Fidelity India focuses on three areas. Firstly, it builds a lot of digital ecosystems for the financial powerhouse which includes reworking its existing technology systems in what it calls as re-platforming. Secondly, the analytics and big data division provides various insights which leads to decision making and lastly, it is engaged in building various tech products.

“In India what we do very well is quick experimentation where we are able to build the future technology platforms,” Radhakrishnan says.

These quick experiments are critical for a company like Fidelity, which has over 42 million individual investors and $11.1 trillion in assets under administration. Here, there are also rapidly changing requirements of the customers and this need can be met only where there is greater agility through technology.

Radhakrishnan believes that the element of maturity at Fidelity India is demonstrated through the ownership that has been taken by people in the country.

“We have taken, owned and driven some products from here where the critical architects are running the platform,” he remarks.

The strides made by Fidelity India are also a reflection of the changes that have taken place in the GCC landscape in the country. NASSCOM and Zinnov in a recent report, GCC 4.0—India Redefining the Globalisation Blueprint, highlighted the strides by this segment in the larger technology ecosystem of India.

More than 1.6 million people work at the nearly 1,580 GCCs, with a market size of $46 billion. The engineering and research and development segment alone accounts for $25.6 billion.

These GCCs are not just driving engineering expansion activities but are also co-piloting transformation efforts with their headquarters. From building new products or solutions to driving technology or process breakthroughs, GCCs have become the “beacons of business excellence lighthouse for their parent organisation”, the report said.

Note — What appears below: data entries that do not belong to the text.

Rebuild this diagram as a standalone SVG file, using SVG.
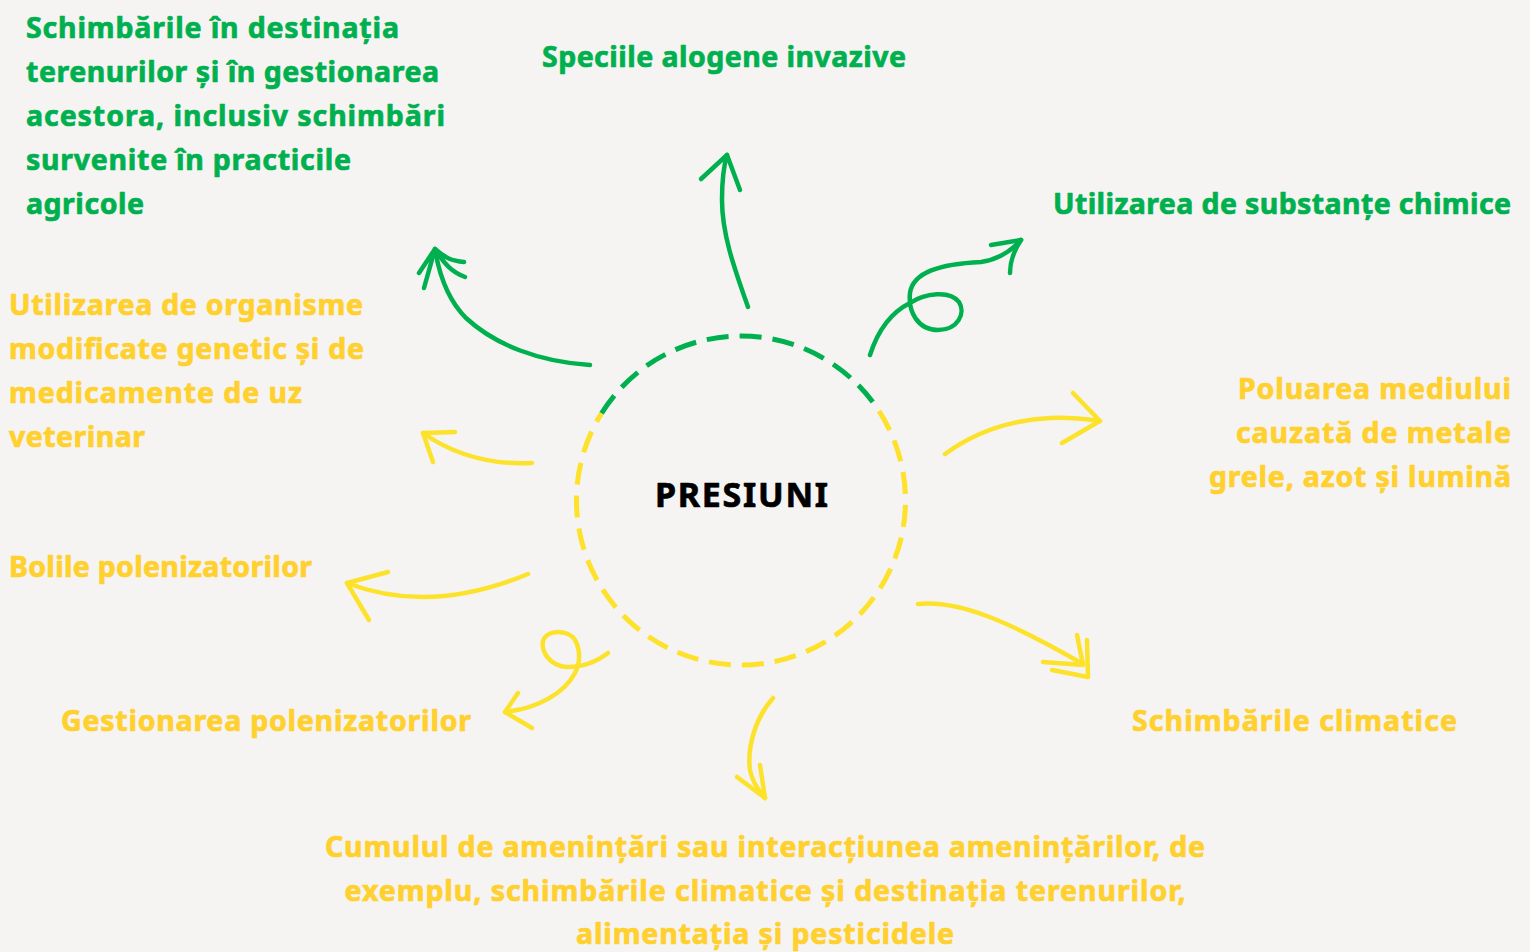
<svg xmlns="http://www.w3.org/2000/svg" width="1530" height="952" viewBox="0 0 1530 952">
<style>
text{font-family:"Noto Sans","Liberation Sans",sans-serif;font-weight:700;font-size:28.5px;stroke-width:0.7px;stroke-linejoin:round}
.g{fill:#00b04f;stroke:#00b04f}
.y{fill:#ffd02e;stroke:#ffd02e}
.k{fill:#000;stroke:#000;font-size:34px}
.ag{fill:none;stroke:#00b04f;stroke-width:4.5;stroke-linecap:round;stroke-linejoin:round}
.ay{fill:none;stroke:#fde22b;stroke-width:4.5;stroke-linecap:round;stroke-linejoin:round}
.cg{fill:none;stroke:#00b04f;stroke-width:5;stroke-dasharray:22 11}
.cy{fill:none;stroke:#fde12a;stroke-width:5;stroke-dasharray:22 11}
</style>
<rect width="1530" height="952" fill="#f5f4f2"/>

<g id="center">
<path class="cg" d="M601.5,413.3 A164.5,164.5 0 0 1 879,411"/>
<path class="cy" d="M879,411 A164.5,164.5 0 1 1 601.5,413.3"/>
<text class="k" x="741.5" y="507" text-anchor="middle" textLength="173">PRESIUNI</text>
</g>

<g id="connectors">
<path class="ag" d="M590,365 C540,362 495,345 466,318 C450,302 440,280 435,249"/>
<path class="ag" d="M435,249 L419,273 M435,249 L424,288 M435,249 C445,258 452,261 464,262 M435,249 C445,265 452,272 465,277"/>
<path class="ag" d="M748,307 C735,270 722,235 722,200 C722,180 724,165 727,155"/>
<path class="ag" d="M727,155 L701,179 M727,155 L740,190"/>
<path class="ag" d="M870,355 C878,330 892,312 910,303 C925,293 950,290 959,302 C966,313 958,330 938,330 C918,330 908,312 910,293 C913,272 940,264 981,262 C995,260 1010,252 1021,240"/>
<path class="ag" d="M1021,240 L991,245 M1021,240 C1013,252 1010,262 1010,273"/>
<path class="ay" d="M945,454 C975,432 1010,420 1050,418 C1070,417 1085,419 1100,421"/>
<path class="ay" d="M1100,421 L1073,393 M1100,421 L1062,443"/>
<path class="ay" d="M918,604 C960,600 1010,622 1083,664"/>
<path class="ay" d="M1077,635 L1083,665 L1043,662 M1087,640 L1088,677 L1052,670"/>
<path class="ay" d="M773,698 C755,718 747,748 750,770 C752,782 758,790 765,798"/>
<path class="ay" d="M765,798 L737,777 M765,798 L760,765"/>
<path class="ay" d="M608,653 Q590,667 567,667 C550,666 541,652 543,641 C546,632 558,630 568,634 C580,639 582,660 575,673 C565,692 540,708 505,712"/>
<path class="ay" d="M505,712 L518,693 M505,712 L532,728"/>
<path class="ay" d="M528,574 Q430,615 347,583"/>
<path class="ay" d="M347,583 L388,572 M347,583 L369,620"/>
<path class="ay" d="M532,463 Q470,466 423,433"/>
<path class="ay" d="M423,433 L455,432 M423,433 L433,462"/>
</g>

<g id="n-terenuri">
<text class="g" x="26" y="38" textLength="373">Schimbările în destinația</text>
<text class="g" x="26" y="82" textLength="413">terenurilor și în gestionarea</text>
<text class="g" x="26" y="126" textLength="419">acestora, inclusiv schimbări</text>
<text class="g" x="26" y="170" textLength="325">survenite în practicile</text>
<text class="g" x="26" y="214" textLength="118">agricole</text>
</g>

<g id="n-specii">
<text class="g" x="542" y="67" textLength="364">Speciile alogene invazive</text>
</g>

<g id="n-chimice">
<text class="g" x="1053" y="214" textLength="458">Utilizarea de substanțe chimice</text>
</g>

<g id="n-poluare">
<text class="y" x="1511" y="399" text-anchor="end" textLength="273">Poluarea mediului</text>
<text class="y" x="1511" y="443" text-anchor="end" textLength="275">cauzată de metale</text>
<text class="y" x="1511" y="487" text-anchor="end" textLength="302">grele, azot și lumină</text>
</g>

<g id="n-climatice">
<text class="y" x="1132" y="731" textLength="325">Schimbările climatice</text>
</g>

<g id="n-cumul">
<text class="y" x="765" y="857" text-anchor="middle" textLength="880">Cumulul de amenințări sau interacțiunea amenințărilor, de</text>
<text class="y" x="765" y="901" text-anchor="middle" textLength="841">exemplu, schimbările climatice și destinația terenurilor,</text>
<text class="y" x="765" y="944" text-anchor="middle" textLength="378">alimentația și pesticidele</text>
</g>

<g id="n-gestionare">
<text class="y" x="61" y="731" textLength="410">Gestionarea polenizatorilor</text>
</g>

<g id="n-boli">
<text class="y" x="9" y="577" textLength="303">Bolile polenizatorilor</text>
</g>

<g id="n-ogm">
<text class="y" x="9" y="315" textLength="354">Utilizarea de organisme</text>
<text class="y" x="9" y="359" textLength="355">modificate genetic și de</text>
<text class="y" x="9" y="403" textLength="293">medicamente de uz</text>
<text class="y" x="9" y="447" textLength="136">veterinar</text>
</g>
</svg>
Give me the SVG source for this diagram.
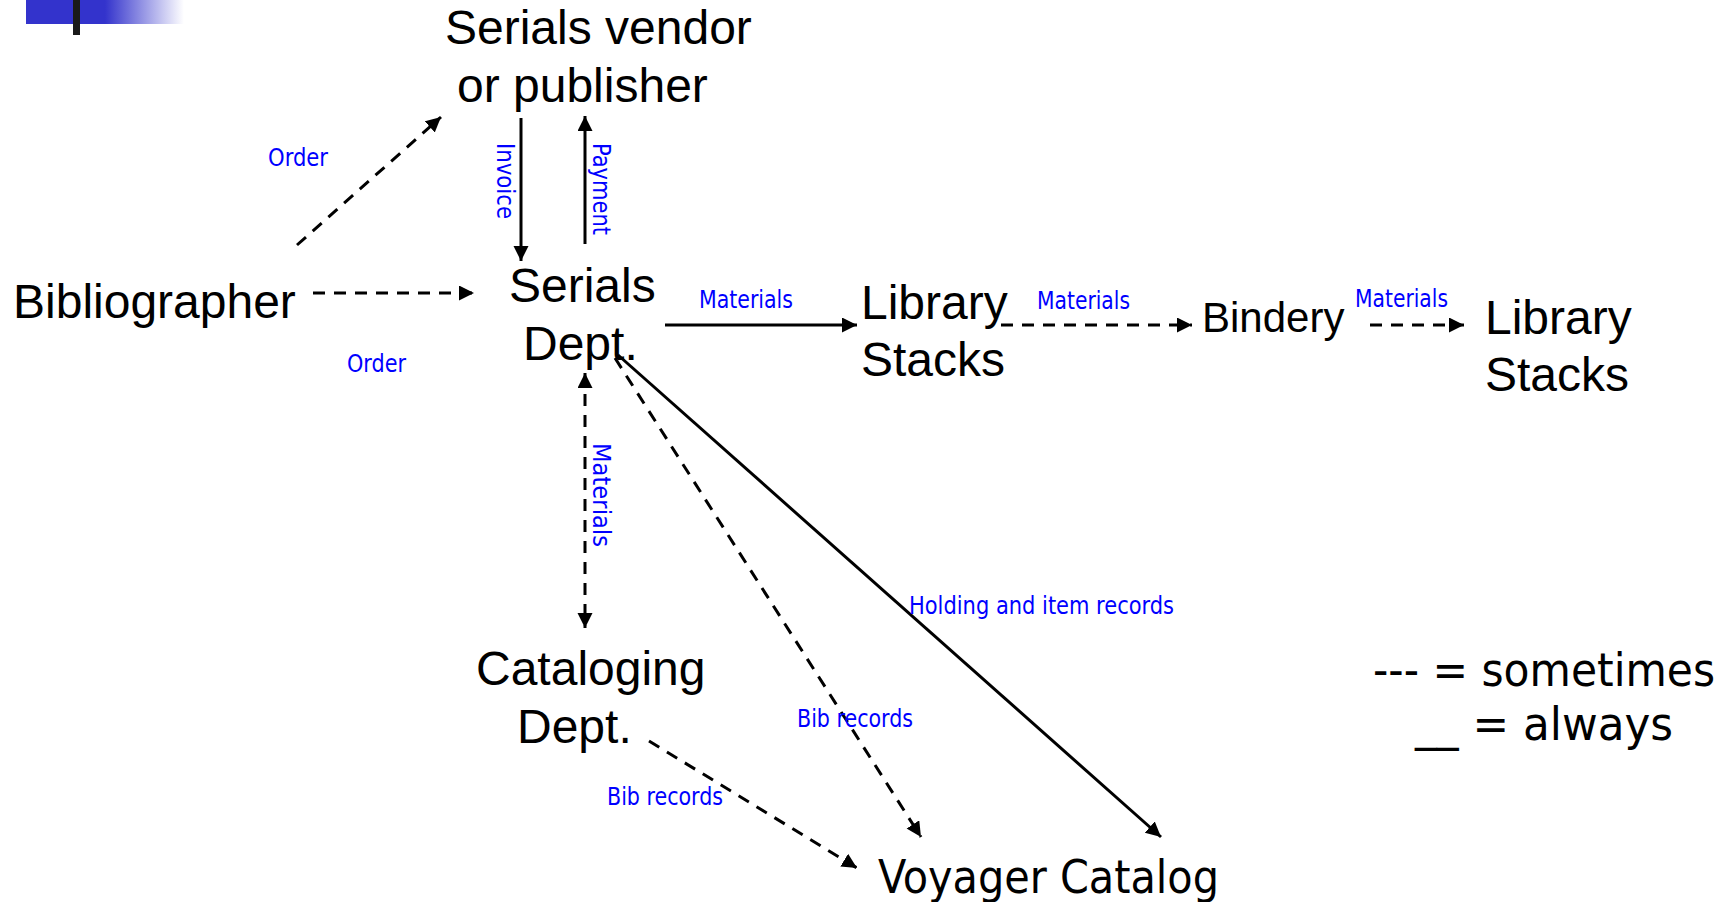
<svg xmlns="http://www.w3.org/2000/svg" width="1731" height="902" viewBox="0 0 1731 902">
<style>
.node{font-family:"Liberation Sans",Arial,sans-serif;font-size:48px;fill:#000}
.tah{font-family:"DejaVu Sans Condensed","DejaVu Sans",sans-serif;font-size:46px;fill:#000}
.lbl{font-family:"DejaVu Sans Condensed","DejaVu Sans",sans-serif;font-size:24px;fill:#0000FF}
.ln{stroke:#000;stroke-width:3;fill:none}
.dash{stroke-dasharray:12 9}
</style>
<defs>
<marker id="ah" markerUnits="userSpaceOnUse" markerWidth="16" markerHeight="16" refX="15" refY="7.5" orient="auto-start-reverse" viewBox="0 0 16 16">
<path d="M0,0 L15,7.5 L0,15 z" fill="#000"/>
</marker>
<linearGradient id="fade" x1="0" y1="0" x2="1" y2="0">
<stop offset="0" stop-color="#3333CC"/>
<stop offset="0.5" stop-color="#3333CC"/>
<stop offset="1" stop-color="#3333CC" stop-opacity="0"/>
</linearGradient>
</defs>
<rect width="1731" height="902" fill="#fff"/>
<g id="decoration">
<rect x="26" y="0" width="158" height="24" fill="url(#fade)"/>
<rect x="73" y="0" width="7" height="35" fill="#1a1a1a"/>
</g>
<g id="connectors">
<line class="ln dash" x1="297" y1="245" x2="441" y2="117" marker-end="url(#ah)"/>
<line class="ln dash" x1="313" y1="293" x2="474" y2="293" marker-end="url(#ah)"/>
<line class="ln" x1="521" y1="118" x2="521" y2="261" marker-end="url(#ah)"/>
<line class="ln" x1="585" y1="244" x2="585" y2="116" marker-end="url(#ah)"/>
<line class="ln" x1="665" y1="325" x2="857" y2="325" marker-end="url(#ah)"/>
<line class="ln dash" x1="1001" y1="325" x2="1192" y2="325" marker-end="url(#ah)"/>
<line class="ln dash" x1="1370" y1="325" x2="1464" y2="325" marker-end="url(#ah)"/>
<line class="ln dash" x1="585" y1="373" x2="585" y2="628" marker-start="url(#ah)" marker-end="url(#ah)"/>
<line class="ln dash" x1="615" y1="358" x2="921" y2="837" marker-end="url(#ah)"/>
<line class="ln" x1="618" y1="355" x2="1161" y2="837" marker-end="url(#ah)"/>
<line class="ln dash" x1="649" y1="741" x2="857" y2="868" marker-end="url(#ah)"/>
</g>
<g id="labels">
<text class="lbl" x="268" y="166" textLength="60" lengthAdjust="spacingAndGlyphs">Order</text>
<text class="lbl" x="347" y="372" textLength="59" lengthAdjust="spacingAndGlyphs">Order</text>
<text class="lbl" transform="translate(497,143) rotate(90)" textLength="76" lengthAdjust="spacingAndGlyphs">Invoice</text>
<text class="lbl" transform="translate(593,143) rotate(90)" textLength="92" lengthAdjust="spacingAndGlyphs">Payment</text>
<text class="lbl" transform="translate(593,443) rotate(90)" textLength="104" lengthAdjust="spacingAndGlyphs">Materials</text>
<text class="lbl" x="699" y="308" textLength="94" lengthAdjust="spacingAndGlyphs">Materials</text>
<text class="lbl" x="1037" y="309" textLength="93" lengthAdjust="spacingAndGlyphs">Materials</text>
<text class="lbl" x="1355" y="307" textLength="93" lengthAdjust="spacingAndGlyphs">Materials</text>
<text class="lbl" x="909" y="614" textLength="265" lengthAdjust="spacingAndGlyphs">Holding and item records</text>
<text class="lbl" x="797" y="727" textLength="116" lengthAdjust="spacingAndGlyphs">Bib records</text>
<text class="lbl" x="607" y="805" textLength="116" lengthAdjust="spacingAndGlyphs">Bib records</text>
</g>
<g id="vendor"><text class="node" x="445" y="44">Serials vendor</text><text class="node" x="457" y="102">or publisher</text></g>
<g id="bibliographer"><text class="node" x="13" y="318">Bibliographer</text></g>
<g id="serials-dept"><text class="node" x="509" y="302">Serials</text><text class="node" x="523" y="360">Dept.</text></g>
<g id="library-stacks-1"><text class="node" x="861" y="319">Library</text><text class="node" x="861" y="376">Stacks</text></g>
<g id="bindery"><text class="node" x="1202" y="332" style="font-size:42px">Bindery</text></g>
<g id="library-stacks-2"><text class="node" x="1485" y="334">Library</text><text class="node" x="1485" y="391">Stacks</text></g>
<g id="cataloging-dept"><text class="node" x="476" y="685">Cataloging</text><text class="node" x="517" y="743">Dept.</text></g>
<g id="voyager"><text class="tah" x="878" y="893" textLength="341" lengthAdjust="spacingAndGlyphs">Voyager Catalog</text></g>
<g id="legend">
<text class="tah" x="1373" y="686" textLength="342" lengthAdjust="spacingAndGlyphs">--- = sometimes</text>
<text class="tah" x="1415" y="740" textLength="258" lengthAdjust="spacingAndGlyphs">__ = always</text>
</g>
</svg>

The growth of Fidelity India is also helped by the longer tenure of its employees within the organisation. Given that the average tenure of the workforce is high it gives them the opportunity to try out different things across multiple areas, according to Radhakrishnan. Added to this, there is strong emphasis on the learning quotient be it in the area of domain, technology or other skills.

Given the rapid pace of technology change where there is always the danger of being left behind, Fidelity India is ensuring it stays ahead of the times. The India operations also have the presence of advanced technology labs looking at what value or product can be created from those.

“We have grown very organically and want to create more centres of gravity where there is a global leadership role with accountability,” Radhakrishnan said.